Target-date funds have become a popular way to save for retirement because they are such a simple idea that they qualify as a default investment for employer retirement plans such as 401(k)s. They have advantages, but they also have risk. The big risk is that your risk and return profile is not the same as that of the average person scheduled to retire when you are.
A target-date fund invests in a mix of stocks and bonds that are appropriate for an average person given the chosen retirement date. A fund with a target date of 2015 should be more conservative than one with a target date of 2055, for example, even though the circumstances of any one 64-year-old and any one 24-year-old may be vastly different than those of the average.
That’s the primary issue.
The secondary issue is that the funds don’t always invest the way that they claim to. In the financial crisis of 2008, funds with a target date of 2010 were often heavily invested in equities, not in safer investments, causing problems for those who had hoped to retire in two years. The fact is that the fund managers are trying to beat performance benchmarks, and that’s not always consistent with the investors’ goals.

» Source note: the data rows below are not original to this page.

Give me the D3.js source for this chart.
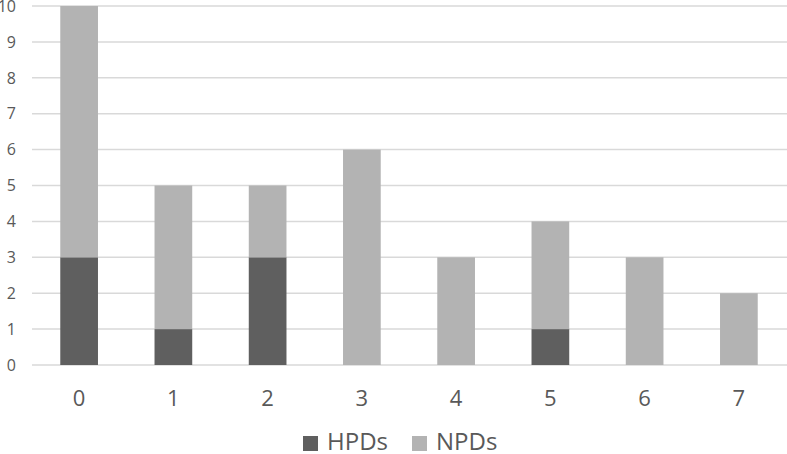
<!DOCTYPE html>
<html>
<head>
<meta charset="utf-8">
<script src="https://cdn.jsdelivr.net/npm/d3@7"></script>
<style>
  body { margin: 0; background: #fff; }
  text { font-family: "Open Sans", "Noto Sans", sans-serif; fill: #595959; }
</style>
</head>
<body>
<div id="chart"></div>
<script>
// Data
const categories = ["0", "1", "2", "3", "4", "5", "6", "7"];
const hpds = [3, 1, 3, 0, 0, 1, 0, 0];
const npds = [7, 4, 2, 6, 3, 3, 3, 2];
const yTicks = [0, 1, 2, 3, 4, 5, 6, 7, 8, 9, 10];
const seriesNames = ["HPDs", "NPDs"];
const colors = ["#5f5f5f", "#b3b3b3"];

const width = 787, height = 454;
const margin = { top: 6, right: 1, bottom: 89, left: 32 };

const svg = d3.select("#chart")
    .append("svg")
    .attr("width", width)
    .attr("height", height);

const x = d3.scaleBand()
    .domain(categories)
    .range([margin.left, width - margin.right])
    .paddingInner(0.6)
    .paddingOuter(0.3);

const y = d3.scaleLinear()
    .domain([0, 10])
    .range([height - margin.bottom, margin.top]);

// gridlines
svg.append("g")
    .selectAll("line")
    .data(yTicks)
    .enter()
    .append("line")
    .attr("x1", margin.left)
    .attr("x2", width)
    .attr("y1", d => y(d))
    .attr("y2", d => y(d))
    .attr("stroke", "#d9d9d9")
    .attr("stroke-width", 1.5);

// y labels
svg.append("g")
    .selectAll("text")
    .data(yTicks)
    .enter()
    .append("text")
    .attr("x", 16)
    .attr("y", d => y(d))
    .attr("dy", "0.36em")
    .attr("text-anchor", "end")
    .attr("font-size", 16)
    .text(d => d);

// stacked bars
const table = categories.map((c, i) => ({ cat: c, HPDs: hpds[i], NPDs: npds[i] }));
const stacked = d3.stack().keys(seriesNames)(table);

svg.append("g")
    .selectAll("g")
    .data(stacked)
    .enter()
    .append("g")
    .attr("fill", (d, i) => colors[i])
    .selectAll("rect")
    .data(d => d)
    .enter()
    .append("rect")
    .attr("x", d => x(d.data.cat))
    .attr("y", d => y(d[1]))
    .attr("width", x.bandwidth())
    .attr("height", d => y(d[0]) - y(d[1]));

// x labels
svg.append("g")
    .selectAll("text")
    .data(categories)
    .enter()
    .append("text")
    .attr("x", d => x(d) + x.bandwidth() / 2)
    .attr("y", 406)
    .attr("text-anchor", "middle")
    .attr("font-size", 22)
    .text(d => d);

// legend
const legend = svg.append("g");
const legendX = [303, 412];
seriesNames.forEach((name, i) => {
    legend.append("rect")
        .attr("x", legendX[i])
        .attr("y", 436)
        .attr("width", 15)
        .attr("height", 15)
        .attr("fill", colors[i]);
    legend.append("text")
        .attr("x", legendX[i] + 24)
        .attr("y", 450)
        .attr("font-size", 24)
        .text(name);
});
</script>
</body>
</html>
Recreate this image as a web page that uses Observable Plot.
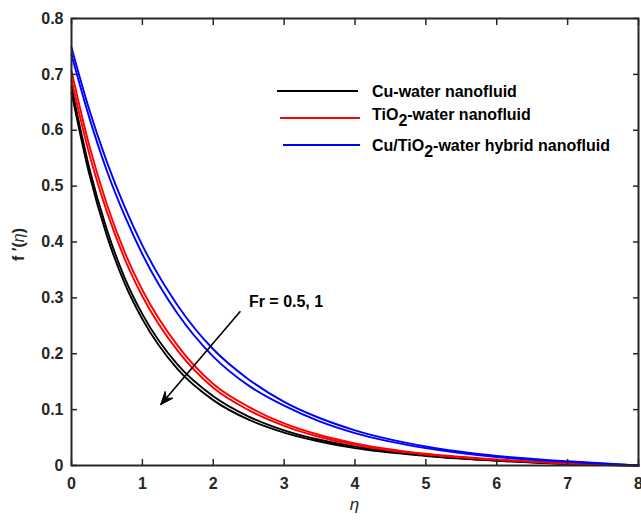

Related to that is that some target-date funds are managed with the expectation that investors will cash them out when the date arrives, while others assume that investors will keep their money in for the length of retirement. This affects the investment choices and risks the fund managers are willing to take.
All of this would be noise except for one thing: the Department of Labor has ruled that target-date funds are Qualified Default Investment Alternatives, or QDIAs. This means that companies can automatically invest employees’ money in them if the employee does not select an investment in a 401(k) or similar plan.
In most cases, a target-date fund is better than nothing, but it’s not as simple a decision as the promoters would like you to think. The more unusual your personal situation is, the more you should consider something else. A good place to do research on funds is Morningstar, and no, they don’t pay me. They just offer good, objective information.
A target-date fund may work for you. The most important thing is to get in the habit of saving for retirement; once that’s in place, you can optimize the funds in your portfolio.